Where the episode stumbles, however, is in its approach to social commentary, or more accurately, its lack thereof. Instead of offering thoughtful critique, it leans into what feels more like another blunt opinion dressed up as narrative. As previously mentioned, Conrad and his followers clearly draw inspiration from the likes of Andrew Tate, portraying them as delusional, vile, and out of touch. But that’s not commentary, that’s a widely accepted viewpoint at this point.
True commentary engages with opposing perspectives. I’m not saying it should validate them, but it should at least explore them deeper. Think Captain America: Civil War. The film presents a genuine ideological conflict: personal freedom versus institutional oversight. Under Captain America’s unchecked autonomy, a global summit is bombed and countless lives are lost—suggesting the need for accountability. Under Iron Man’s state-sanctioned control, the Avengers tear up an international airport, endangering civilians and creating chaos—suggesting government control isn’t always the answer either. Social commentary works best when it presents opposing viewpoints with enough depth to let viewers wrestle with the ethical and emotional complexity.
No easy answers, just a layered moral dilemma.
This episode had the framework for that kind of nuance. The anti-vax metaphor is framed through people like Conrad denying the existence of aliens, suspecting UNIT of cover-ups etc. But it never follows through. Imagine if Conrad had been a victim of such a cover-up—say, his mother was killed in an alien attack that UNIT buried to protect public calm. Suddenly, his motives becomes grounded in genuine trauma, rather than mustache twirling Tate-figure. His distrust of institutions like UNIT and hatred of people like Ruby becomes understandable, even sympathetic. He’s not just a foil or a meme; he’s a man broken by loss and driven by a need for justice—however misdirected.
That would’ve been real commentary and more entertaining: exploring how institutions failing the public can radicalize them, how truth withheld in the name of order breeds dangerous mistrust. Instead, the episode flattens its themes into broad strokes and easy villains.
I’ll close out this review with a reminder about the dangers of turning fictional narratives into rigid ideological preaching. Picking a side and then using it as a moral megaphone might feel righteous in the moment, but social norms evolve—and what sounds progressive today might age like milk tomorrow.

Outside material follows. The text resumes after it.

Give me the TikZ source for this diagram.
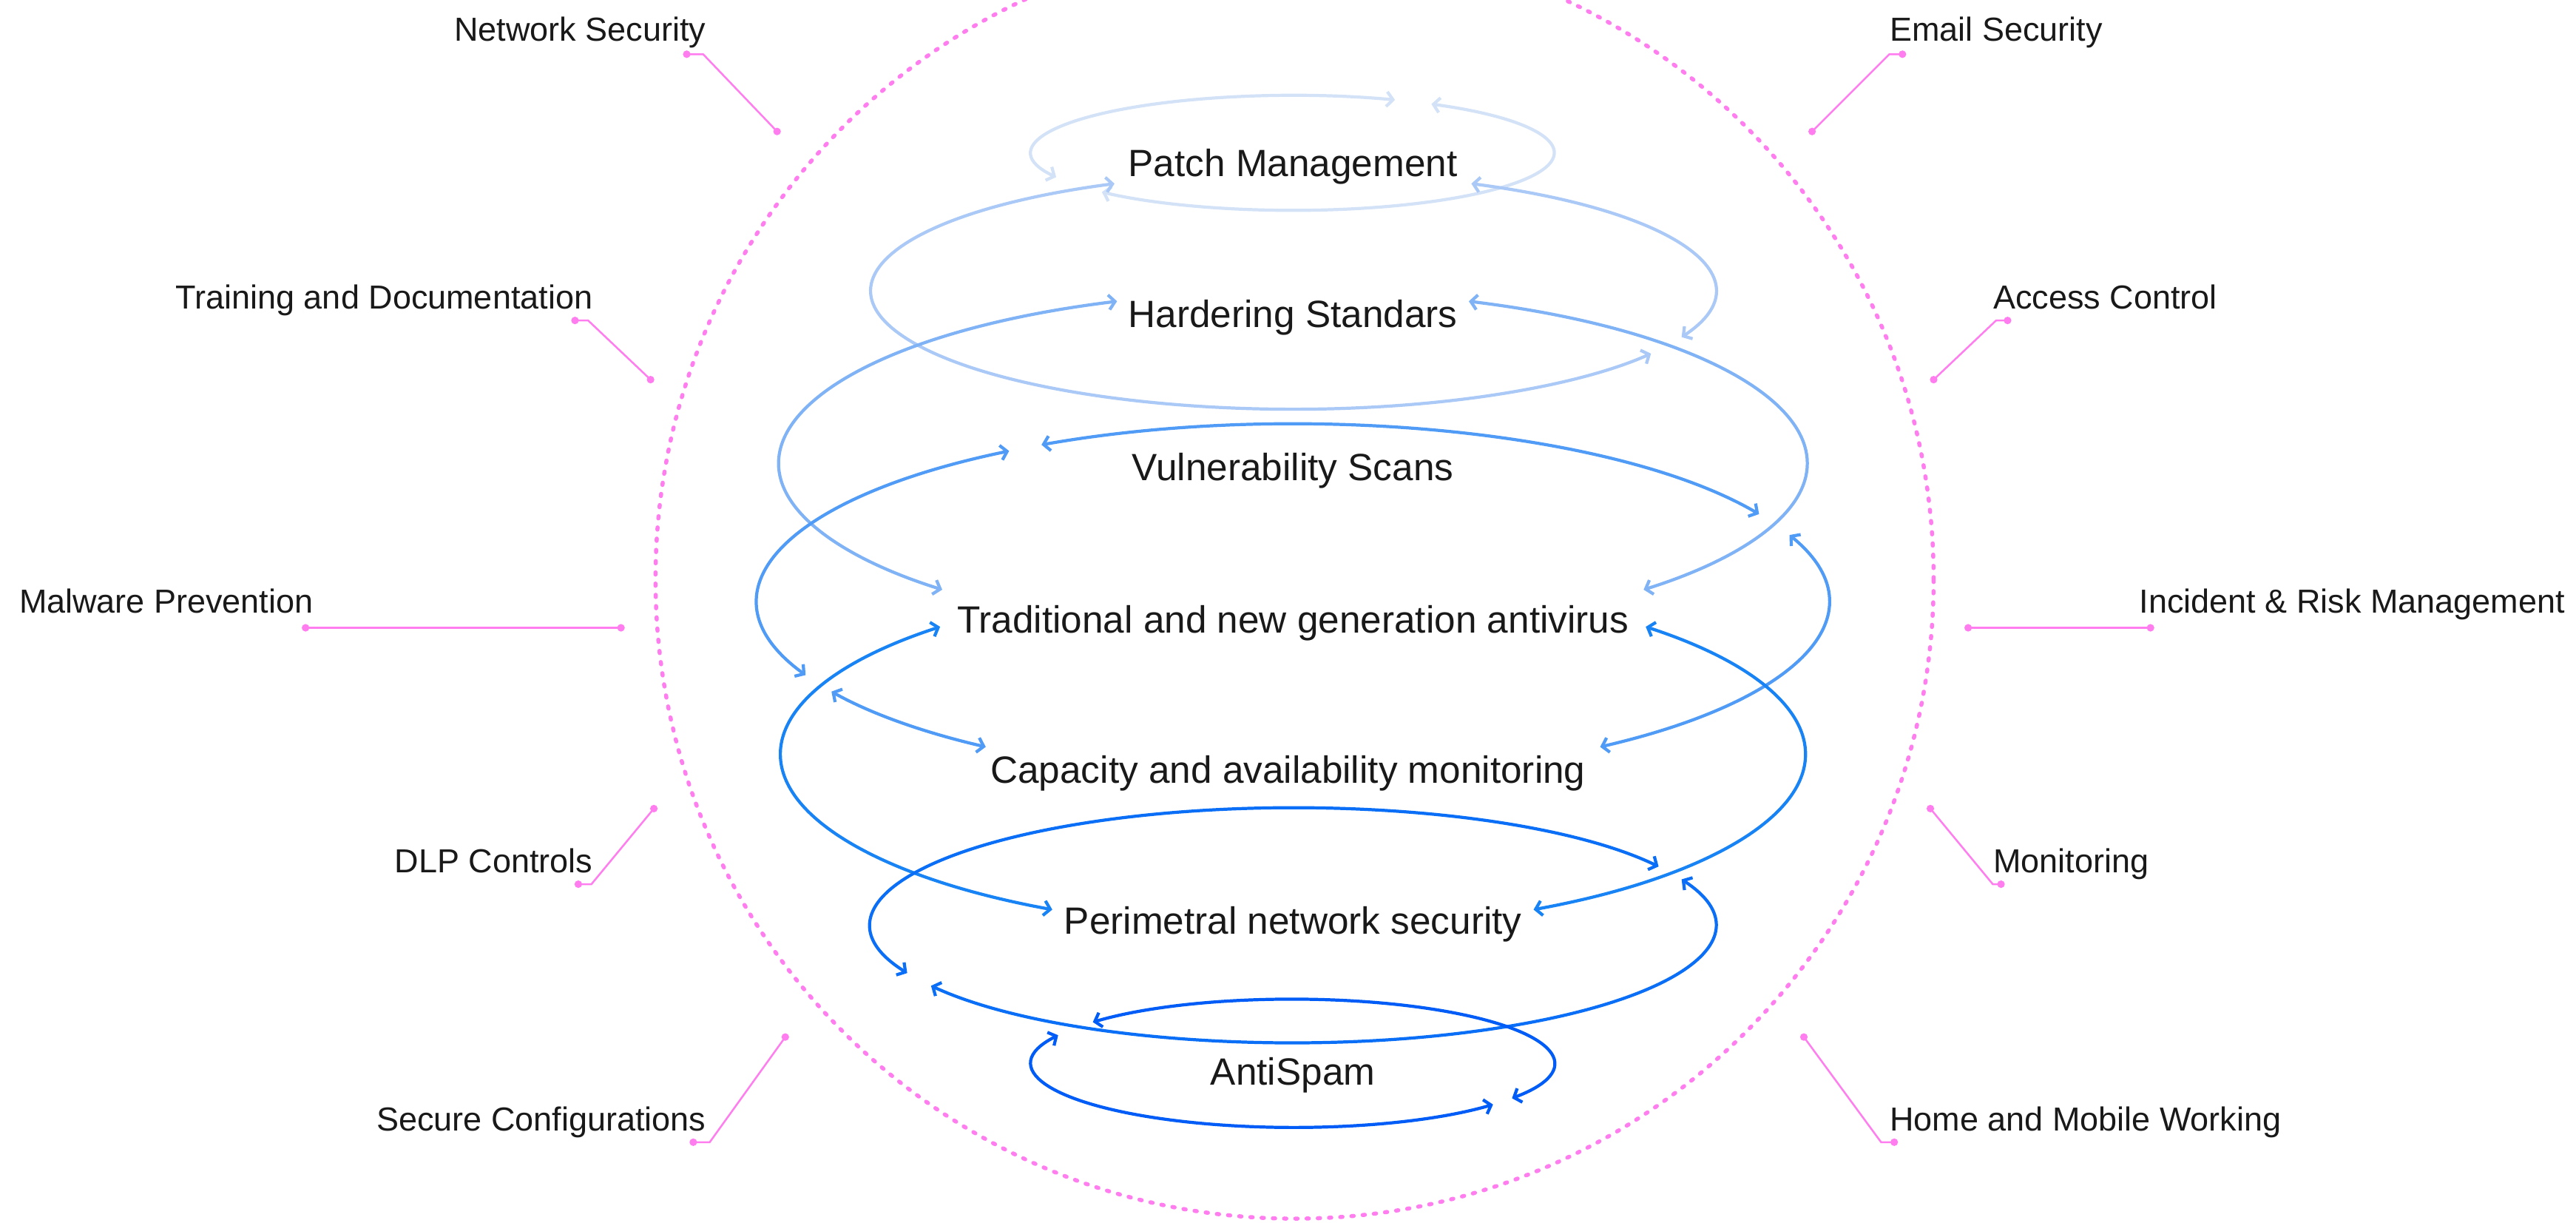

Take “The Idiot’s Lantern” from 2006. At the time, the episode seemed to push the idea that “no matter how toxic or abusive a relationship is, you should give it another chance.”
Back then, it was framed as forgiveness.
These days, we call that enabling.
What once passed for a redemptive arc now reads as a troubling dismissal of abuse. That’s the risk when storytelling trades in moral absolutism instead of nuance. Fiction doesn’t exist to validate our current worldview—it exists to question, provoke, and challenge it. If a show like Doctor Who wants to keep resonating, it needs to trust its audience to navigate moral ambiguity, not just spoon-feed them easy ‘answers’.